Your task is to retype the lines from the opening of the material through the line that includes "fontweight='bold', labelpad=0, linespacing=1.55)". Do not copy the pictures.

━━ INFORMATION SHOWN

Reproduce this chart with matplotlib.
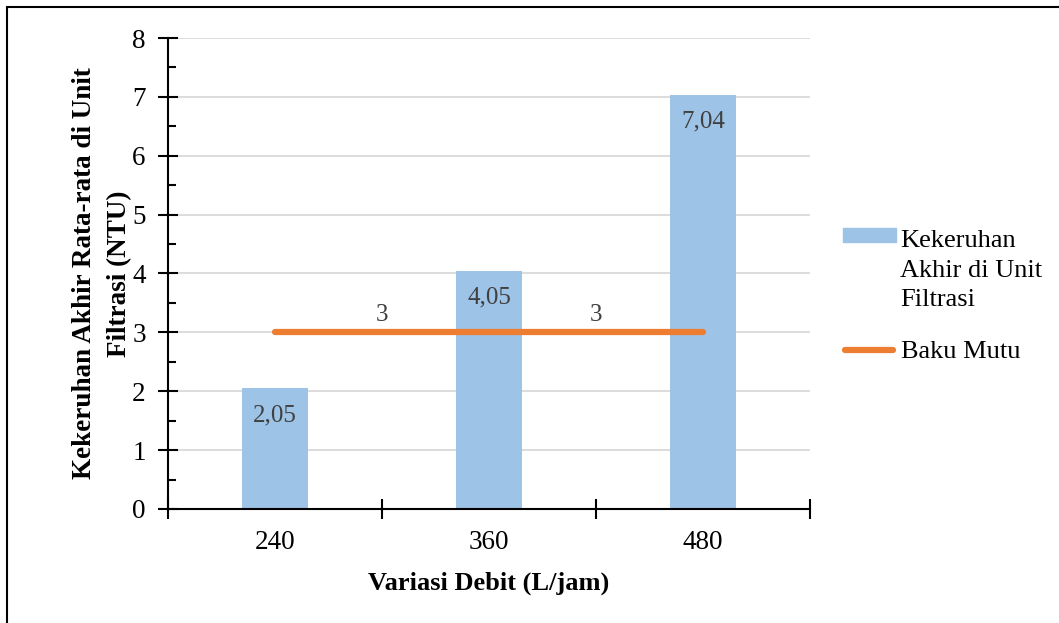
import numpy as np
import matplotlib.pyplot as plt
from matplotlib.patches import Rectangle
from matplotlib.lines import Line2D

# kekeruhan akhir rata-rata per variasi debit
debit = ['240', '360', '480']
kekeruhan = [2.05, 4.05, 7.04]
baku_mutu = [3, 3, 3]
kekeruhan_labels = ['2,05', '4,05', '7,04']

plt.rcParams['font.family'] = ['Liberation Serif', 'DejaVu Serif']

bar_color = '#9DC3E6'
line_color = '#ED7D31'

fig = plt.figure(figsize=(10.59, 6.23), dpi=100)
ax = fig.add_axes([0.1586, 0.183, 0.6063, 0.756])

x = np.arange(len(debit))
ax.bar(x, kekeruhan, width=0.31, color=bar_color, zorder=2)
ax.plot(x, baku_mutu, color=line_color, lw=4.5, solid_capstyle='round', zorder=3)

for xi, val, lab in zip(x, kekeruhan, kekeruhan_labels):
    ax.text(xi, val - 0.27, lab, ha='center', va='top', fontsize=18, color='#404040', zorder=4)
for xi in [0.5, 1.5]:
    ax.text(xi, baku_mutu[0] + 0.1, '3', ha='center', va='bottom', fontsize=18, color='#404040', zorder=4)

ax.set_xlim(-0.5, 2.5)
ax.set_ylim(0, 8)
ax.set_yticks(range(0, 9))
ax.set_yticks(np.arange(0.5, 8, 1), minor=True)
ax.set_xticks(x)
ax.set_xticklabels(debit)
ax.set_xticks([-0.5, 0.5, 1.5, 2.5], minor=True)
ax.tick_params(axis='x', which='major', length=0, labelsize=19.5, pad=15)
ax.tick_params(axis='x', which='minor', direction='inout', length=14, width=1.5)
ax.tick_params(axis='y', which='major', direction='inout', length=14, width=1.5, labelsize=19.5, pad=9)
ax.tick_params(axis='y', which='minor', direction='in', length=6, width=1.5)
ax.grid(axis='y', color='#D9D9D9', lw=1.3, zorder=0)
ax.set_axisbelow(True)

for s in ['top', 'right']:
    ax.spines[s].set_visible(False)
for s in ['left', 'bottom']:
    ax.spines[s].set_linewidth(1.5)

ax.set_xlabel('Variasi Debit (L/jam)', fontsize=19, fontweight='bold', labelpad=12)
ax.set_ylabel('Kekeruhan Akhir Rata-rata di Unit\nFiltrasi (NTU)', fontsize=19.5,
              fontweight='bold', labelpad=0, linespacing=1.55)

# legenda manual
fig.add_artist(Rectangle((843 / 1059, 1 - 242 / 623), 53 / 1059, 14 / 623,
                         transform=fig.transFigure, color=bar_color))
fig.text(900 / 1059, 1 - 230 / 623, 'Kekeruhan\nAkhir di Unit\nFiltrasi', fontsize=19,
         va='top', ha='left', linespacing=1.45)
fig.add_artist(Line2D([845 / 1059, 893 / 1059], [1 - 350 / 623, 1 - 350 / 623],
                      transform=fig.transFigure, color=line_color, lw=4.5,
                      solid_capstyle='round'))
fig.text(901 / 1059, 1 - 352 / 623, 'Baku Mutu', fontsize=19, va='center', ha='left')

# bingkai grafik
fig.add_artist(Rectangle((7 / 1059, -0.01), 1.1, 1 - 7 / 623 + 0.01,
                         transform=fig.transFigure, fill=False, ec='black', lw=1.5))

fig.savefig('out.png', dpi=100)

━━━━

ANSWER TO THE EXERCISE:
Reproduce this chart with matplotlib.
import numpy as np
import matplotlib.pyplot as plt
from matplotlib.patches import Rectangle
from matplotlib.lines import Line2D

# kekeruhan akhir rata-rata per variasi debit
debit = ['240', '360', '480']
kekeruhan = [2.05, 4.05, 7.04]
baku_mutu = [3, 3, 3]
kekeruhan_labels = ['2,05', '4,05', '7,04']

plt.rcParams['font.family'] = ['Liberation Serif', 'DejaVu Serif']

bar_color = '#9DC3E6'
line_color = '#ED7D31'

fig = plt.figure(figsize=(10.59, 6.23), dpi=100)
ax = fig.add_axes([0.1586, 0.183, 0.6063, 0.756])

x = np.arange(len(debit))
ax.bar(x, kekeruhan, width=0.31, color=bar_color, zorder=2)
ax.plot(x, baku_mutu, color=line_color, lw=4.5, solid_capstyle='round', zorder=3)

for xi, val, lab in zip(x, kekeruhan, kekeruhan_labels):
    ax.text(xi, val - 0.27, lab, ha='center', va='top', fontsize=18, color='#404040', zorder=4)
for xi in [0.5, 1.5]:
    ax.text(xi, baku_mutu[0] + 0.1, '3', ha='center', va='bottom', fontsize=18, color='#404040', zorder=4)

ax.set_xlim(-0.5, 2.5)
ax.set_ylim(0, 8)
ax.set_yticks(range(0, 9))
ax.set_yticks(np.arange(0.5, 8, 1), minor=True)
ax.set_xticks(x)
ax.set_xticklabels(debit)
ax.set_xticks([-0.5, 0.5, 1.5, 2.5], minor=True)
ax.tick_params(axis='x', which='major', length=0, labelsize=19.5, pad=15)
ax.tick_params(axis='x', which='minor', direction='inout', length=14, width=1.5)
ax.tick_params(axis='y', which='major', direction='inout', length=14, width=1.5, labelsize=19.5, pad=9)
ax.tick_params(axis='y', which='minor', direction='in', length=6, width=1.5)
ax.grid(axis='y', color='#D9D9D9', lw=1.3, zorder=0)
ax.set_axisbelow(True)

for s in ['top', 'right']:
    ax.spines[s].set_visible(False)
for s in ['left', 'bottom']:
    ax.spines[s].set_linewidth(1.5)

ax.set_xlabel('Variasi Debit (L/jam)', fontsize=19, fontweight='bold', labelpad=12)
ax.set_ylabel('Kekeruhan Akhir Rata-rata di Unit\nFiltrasi (NTU)', fontsize=19.5,
              fontweight='bold', labelpad=0, linespacing=1.55)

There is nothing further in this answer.